En España, el voto es un acto emocional. Ahora bien, ese voto emocional, y también racional, ha tenido dos derivadas: si hay crisis económica, el elector acudía a la papeleta del PP como garante de que pondría las cosas en sus sitio; en cambio, si hay crisis territorial, el elector (sobre todo, de centro) acude al PSOE como equilibrador de la España periférica y del centrifuguismo de Madrid.
Este 17 de junio hemos asistido a la segunda vuelta de esas elecciones locales del 28M. Allí donde no hubo mayoría absoluta, los pactos ha equilibrado o reequilibrado las mayorías. O las han decantado. Pero es la primera vez que estas dos circunstancias no se dan. No hay crisis económica y la crisis territorial está, cuando menos, está adormilada.
Como dije en anteriores opiniones, quizás en estas elecciones locales, planteadas como una primera vuelta de las generales del 23J -sin que estuvieran convocadas- ha sido como una ola de malestar que ha recogido con eficiencia la derecha y la ultraderecha ante la desafección de la izquierda podemita y el desgate de Compromís. Hípermovilización versus apatía. No hay otra lectura en término de votos, y de pactos. Es verdad que el PP podría haber gobernado en muchos sitios en solitario, donde ha sido la lista más votada -de hecho, lo hará en las tres capitales de la Comunitat Valenciana-, pero en otros sitios ha optado por alianzas con Vox, con el riesgo que ello conlleva, como hemos podido ver esta semana con el pacto con los de Abascal para la Generalitat Valenciana. Cualquier cargo de Vox puede poner en un brete al PP. En 2015 se miraban los perfiles sociales de podemitas y compromiseros; ahora, la verborrea de los ultras.
Pero más allá de esa circunstancia, no menor, y cuyas consecuencias están por ver, la cuestión es que estas elecciones del 28M han acabado con el mantra de que la derecha gestiona bien; y la izquierda distribuye (o protege) mejor.
Lo habrán podido oír estos días: los alcaldes socialistas (o de Compromís) desplazados de sus alcaldías se van con balances positivos: menos deuda, más agilidad en el pago a proveedores; ciudades (en su mayoría) más amables; con más respeto a la diversidad, etc. Pero de nada les ha servido. Si la cosa ya estaba justa en 2019, ahora ha caído del lado del PP, con o sin el apoyo de Vox (salvo contadas excepciones); donde ha habido más holgura, lo han sorteado mejor. Y donde la izquierda ya no llegó en 2019, ahora le ha ido peor.
También fue recordado en esta tribuna en otras ocasiones: en esta cita, sacar una nota de 8 ó 9 -que me perdonen las nuevas generaciones; antes las notas eran hasta 10- no valía; había que sacar un 10, por tus votos, o con los de tus socios.

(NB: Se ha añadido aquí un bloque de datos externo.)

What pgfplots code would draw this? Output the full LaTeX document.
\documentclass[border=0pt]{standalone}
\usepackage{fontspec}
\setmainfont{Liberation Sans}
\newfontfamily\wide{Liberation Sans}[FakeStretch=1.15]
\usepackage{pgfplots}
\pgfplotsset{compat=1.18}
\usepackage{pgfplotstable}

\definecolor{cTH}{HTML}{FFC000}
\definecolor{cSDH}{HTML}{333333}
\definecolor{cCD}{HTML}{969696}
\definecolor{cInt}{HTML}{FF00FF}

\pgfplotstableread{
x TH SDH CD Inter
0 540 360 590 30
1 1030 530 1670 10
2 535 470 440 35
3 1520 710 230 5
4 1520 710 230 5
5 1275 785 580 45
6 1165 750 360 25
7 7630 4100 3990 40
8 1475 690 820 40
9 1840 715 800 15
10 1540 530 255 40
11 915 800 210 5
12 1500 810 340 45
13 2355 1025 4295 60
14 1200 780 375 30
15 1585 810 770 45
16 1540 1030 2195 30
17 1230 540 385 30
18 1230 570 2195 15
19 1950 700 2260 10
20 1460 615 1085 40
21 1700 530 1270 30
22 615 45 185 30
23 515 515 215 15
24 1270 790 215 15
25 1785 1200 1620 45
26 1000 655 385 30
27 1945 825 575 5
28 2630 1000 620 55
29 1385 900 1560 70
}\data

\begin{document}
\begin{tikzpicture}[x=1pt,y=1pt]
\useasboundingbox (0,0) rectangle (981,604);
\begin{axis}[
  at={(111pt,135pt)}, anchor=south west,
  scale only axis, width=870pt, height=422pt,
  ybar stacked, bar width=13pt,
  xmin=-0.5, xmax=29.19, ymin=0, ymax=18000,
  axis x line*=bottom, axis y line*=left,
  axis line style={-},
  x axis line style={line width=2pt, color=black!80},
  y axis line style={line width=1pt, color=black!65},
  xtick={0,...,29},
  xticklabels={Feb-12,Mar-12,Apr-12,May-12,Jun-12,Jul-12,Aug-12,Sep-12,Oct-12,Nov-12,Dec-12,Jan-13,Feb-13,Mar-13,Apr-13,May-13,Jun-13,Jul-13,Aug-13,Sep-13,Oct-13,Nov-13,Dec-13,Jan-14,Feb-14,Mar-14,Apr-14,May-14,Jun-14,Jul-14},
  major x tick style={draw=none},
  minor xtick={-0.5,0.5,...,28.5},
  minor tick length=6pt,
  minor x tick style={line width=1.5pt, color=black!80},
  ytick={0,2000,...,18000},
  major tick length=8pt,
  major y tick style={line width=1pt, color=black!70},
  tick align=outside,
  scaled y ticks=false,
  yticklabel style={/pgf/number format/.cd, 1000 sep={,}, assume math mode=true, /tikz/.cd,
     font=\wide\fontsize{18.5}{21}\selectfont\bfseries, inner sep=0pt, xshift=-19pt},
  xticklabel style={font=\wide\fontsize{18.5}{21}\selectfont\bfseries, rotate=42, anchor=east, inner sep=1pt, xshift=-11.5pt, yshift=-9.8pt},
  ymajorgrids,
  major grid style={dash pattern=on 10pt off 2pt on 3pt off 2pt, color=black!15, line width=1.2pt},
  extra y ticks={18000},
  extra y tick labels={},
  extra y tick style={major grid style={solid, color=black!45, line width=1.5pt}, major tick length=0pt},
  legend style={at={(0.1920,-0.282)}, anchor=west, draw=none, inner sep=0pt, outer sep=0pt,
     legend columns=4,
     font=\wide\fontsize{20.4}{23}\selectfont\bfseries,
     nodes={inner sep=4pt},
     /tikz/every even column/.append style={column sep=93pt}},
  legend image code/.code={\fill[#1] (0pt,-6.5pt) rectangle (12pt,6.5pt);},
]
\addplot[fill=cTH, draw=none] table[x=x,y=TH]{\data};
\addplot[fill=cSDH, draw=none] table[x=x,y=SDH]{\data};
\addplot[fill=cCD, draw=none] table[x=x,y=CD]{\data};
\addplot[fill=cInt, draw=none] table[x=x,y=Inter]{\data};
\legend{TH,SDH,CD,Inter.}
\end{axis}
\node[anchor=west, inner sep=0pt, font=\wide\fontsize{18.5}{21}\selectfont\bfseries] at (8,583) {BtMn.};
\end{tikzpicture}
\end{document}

De ahí los ejemplos de Elche o Crevillent para el PP, o de Ibi para el PSPV.
Por eso, este sábado, hemos visto unas investidura con los papeles cambiados: los perdedores, en su mayoría, haciendo gala de sus gestión; los ganadores, con ánimos de cambiar lo hecho. Como dijo esta semana Cristina Medina, ahora viene lo difícil. Y ver qué se puede hacer y qué no. Y ahí empieza la nueva realidad. Lo que parece claro es que ya no vale con hacerlo bien. Hay otros factores, más allá de una crisis económica o territorial. Lo emocional. Lo emocional mueve el voto.